Лицо Кеммериха блекнет, оно выделяется на фоне подушек, такое бледное, что кажется прозрачным.
Губы тихо шевелятся.
Я склоняюсь над ним.
Он шепчет:
— Если мои часы найдутся, пошлите их домой.
Я не пытаюсь возражать.
Теперь это уже бесполезно.
Его не убедишь.
Мне страшно становится при мысли о том, что я ничем не могу помочь.
Этот лоб с провалившимися висками, этот рот, похожий скорее на оскал черепа, этот заострившийся нос!
И плачущая толстая женщина там, в нашем городе, которой мне надо написать.
Ах, если бы это письмо было уже отослано!
По палатам ходят санитары с ведрами и склянками.
Один из них подходит к нам, испытующе смотрит на Кеммериха и снова удаляется.
Видно, что он ждет, — наверно, ему нужна койка.
Я придвигаюсь поближе к Францу и начинаю говорить, как будто это может его спасти:
— Послушай, Франц, может быть, ты попадешь в санаторий в Клостерберге, где кругом виллы.
Тогда ты будешь смотреть из окна на поля, а вдалеке, на горизонте, увидишь те два дерева.
Сейчас самая чудесная пора, хлеба поспевают, по вечерам поля переливаются под солнцем, как перламутр.
А тополевая аллея у ручья, где мы колюшек ловили!
Ты снова заведешь себе аквариум и будешь разводить рыб, в город будешь ходить, ни у кого не отпрашиваясь, и даже сможешь играть на рояле, если захочешь.

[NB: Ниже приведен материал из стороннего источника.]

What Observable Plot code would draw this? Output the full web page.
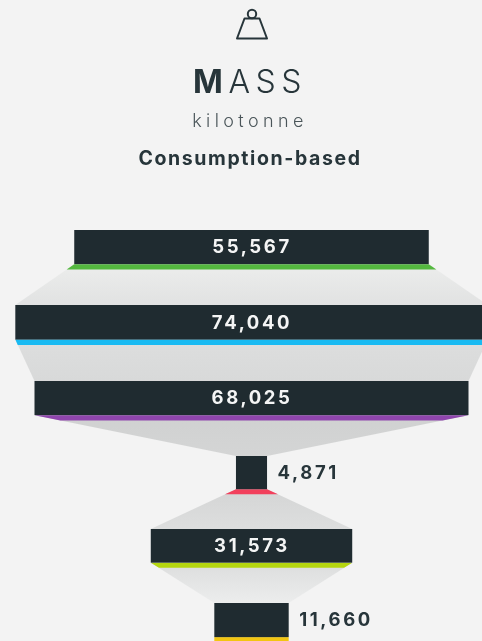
<!DOCTYPE html>
<html>
<head>
<meta charset="utf-8">
<script src="https://cdn.jsdelivr.net/npm/d3@7"></script>
<script src="https://cdn.jsdelivr.net/npm/@observablehq/plot@0.6"></script>
<style>
html,body{margin:0;padding:0;background:#f3f3f3;width:482px;height:641px;overflow:hidden}
#head{position:relative;width:482px;height:200px;font-family:Inter,sans-serif;color:#27353a;filter:blur(.45px)}
#head div{position:absolute;left:0;width:500px;text-align:center;white-space:nowrap}
#title{top:63px;font-size:32px;line-height:38px;letter-spacing:5.5px;font-weight:300}
#title b{font-weight:700}
#unit{top:110px;font-size:18px;line-height:22px;letter-spacing:4.4px;font-weight:300;color:#4a5559}
#sub{top:146px;font-size:19.5px;line-height:24px;letter-spacing:1.6px;font-weight:700}
#icon{position:absolute;left:234px;top:7px}
#chart svg{display:block;filter:blur(.45px)}
#chart text{letter-spacing:2.6px}
</style>
</head>
<body>
<div id="head">
<svg id="icon" width="36" height="34" viewBox="0 0 36 34"><g fill="none" stroke="#27353a" stroke-width="2" stroke-linejoin="round"><circle cx="18" cy="7" r="4.2"/><path d="M10.5 11.5H25.5L33 31.5H3Z"/></g></svg>
<div id="title"><b>M</b>ASS</div>
<div id="unit">kilotonne</div>
<div id="sub">Consumption-based</div>
</div>
<div id="chart"></div>
<script>
const values = [55567, 74040, 68025, 4871, 31573, 11660];
const labels = ["55,567", "74,040", "68,025", "4,871", "31,573", "11,660"];
const accents = ["#54b83f", "#19baf2", "#8f45ad", "#f2405c", "#b5d60f", "#f2c511"];
const gradients = [["#ecedec", "#e1e2e2"], ["#dddede", "#d8d9d9"], ["#d0d1d1", "#d4d5d5"], ["#d4d5d5", "#dddede"], ["#dcdddd", "#eceded"]];

const stages = values.map((v, i) => ({i, v, label: labels[i], accent: accents[i]}));
const barH = 0.455, accentH = 0.07, pxPerUnit = 0.00638;
const half = (i) => values[i] / 2;
const lerp = (a, b, t) => a + (b - a) * t;

const connectors = stages.slice(0, -1).flatMap((s) => {
  const a = half(s.i), b = half(s.i + 1), y0 = s.i + barH, y1 = s.i + 1;
  const t = accentH / (y1 - y0), m = lerp(a, b, t);
  return [
    Plot.areaX([{x1: -a, x2: a, y: y0}, {x1: -b, x2: b, y: y1}],
      {x1: "x1", x2: "x2", y: "y", fill: `url(#g${s.i})`}),
    Plot.areaX([{x1: -a, x2: a, y: y0}, {x1: -m, x2: m, y: y0 + accentH}],
      {x1: "x1", x2: "x2", y: "y", fill: s.accent})
  ];
});
const last = stages[stages.length - 1];

const gradientDefs = () => {
  const d = d3.create("svg:defs");
  gradients.forEach(([c0, c1], i) => {
    const g = d.append("linearGradient").attr("id", `g${i}`).attr("x1", 0).attr("x2", 0).attr("y1", 0).attr("y2", 1);
    g.append("stop").attr("offset", "0%").attr("stop-color", c0);
    g.append("stop").attr("offset", "100%").attr("stop-color", c1);
  });
  return d.node();
};

const isWide = (d) => d.v > 20000;

const plot = Plot.plot({
  width: 482,
  height: 441,
  margin: 0,
  style: {background: "transparent"},
  x: {axis: null, domain: [-251.5 / pxPerUnit, 230.5 / pxPerUnit], range: [0, 482]},
  y: {axis: null, type: "linear", domain: [0, 1, 2, 3, 4, 5, 6], range: [30, 105, 181, 256, 329, 403, 478]},
  marks: [
    gradientDefs,
    ...connectors,
    Plot.rect([last], {x1: (d) => -d.v / 2, x2: (d) => d.v / 2, y1: (d) => d.i + barH, y2: (d) => d.i + barH + accentH, fill: last.accent}),
    Plot.rect(stages, {x1: (d) => -d.v / 2, x2: (d) => d.v / 2, y1: (d) => d.i, y2: (d) => d.i + barH, fill: "#1f2b30"}),
    Plot.text(stages.filter(isWide), {x: () => 0, y: (d) => d.i + barH / 2, text: "label", fill: "#f4f5f5", fontSize: 18.5, fontWeight: 700, fontFamily: "Inter, sans-serif"}),
    Plot.text(stages.filter((d) => !isWide(d)), {x: (d) => d.v / 2, y: (d) => d.i + barH / 2, text: "label", dx: 10, textAnchor: "start", fill: "#27353a", fontSize: 18.5, fontWeight: 700, fontFamily: "Inter, sans-serif"})
  ]
});
document.getElementById("chart").append(plot);
</script>
</body>
</html>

Я наклоняюсь к его лицу, над которым сгустились тени.
Он еще дышит, тихо-тихо.
Его лицо влажно, он плачет.
Ну и наделал я дел с моими глупыми разговорами!
— Не надо, Франц, — я обнимаю его за плечи и прижимаюсь лицом к его лицу.
— Может, поспишь немного?
Он не отвечает.
По его щекам текут слезы.
Мне хотелось бы их утереть, но мой носовой платок слишком грязен.
Проходит час.
Я сижу возле него и напряженно слежу за выражением его лица, — быть может, он захочет еще что-нибудь сказать.
Ах, если бы он открыл рот и закричал!
Но он только плачет, отвернувшись к стене.
Он не говорит о матери, братьях или сестрах, он вообще ничего не говорит, это для него, как видно, уже позади; теперь он остался наедине со своей коротенькой, девятнадцатилетней жизнью и плачет, потому что она уходит от него.
Никогда я больше не видел, чтобы кто-нибудь прощался с жизнью так трудно, с таким безудержным отчаяньем, хотя и смерть Тьядена тоже была тяжелым зрелищем: этот здоровый, как бык, парень во весь голос звал свою мать и с выкаченными глазами, в смятении, угрожал врачу штыком, не подпуская его к своей койке, пока наконец не упал как подкошенный.
Вдруг Кеммерих издает стон и начинает хрипеть.
Я вскакиваю, выбегаю, задевая за койки, из палаты и спрашиваю:
— Где врач?
Где врач?
Увидев человека в белом халате, я хватаю его за руку и не отпускаю:
— Идите скорей, а то Франц Кеммерих умрет.
Он вырывает руку и спрашивает стоящего рядом с нами санитара:
— Это еще что такое?
Тот докладывает:
— Двадцать шестая койка, ампутация ноги выше колена.
Врач раздраженно кричит:
— А я почем знаю, я сегодня ампутировал пять ног! — Он отталкивает меня, говорит санитару: — Посмотрите! — и убегает в операционную.
Я иду за санитаром, и все во мне кипит от злости.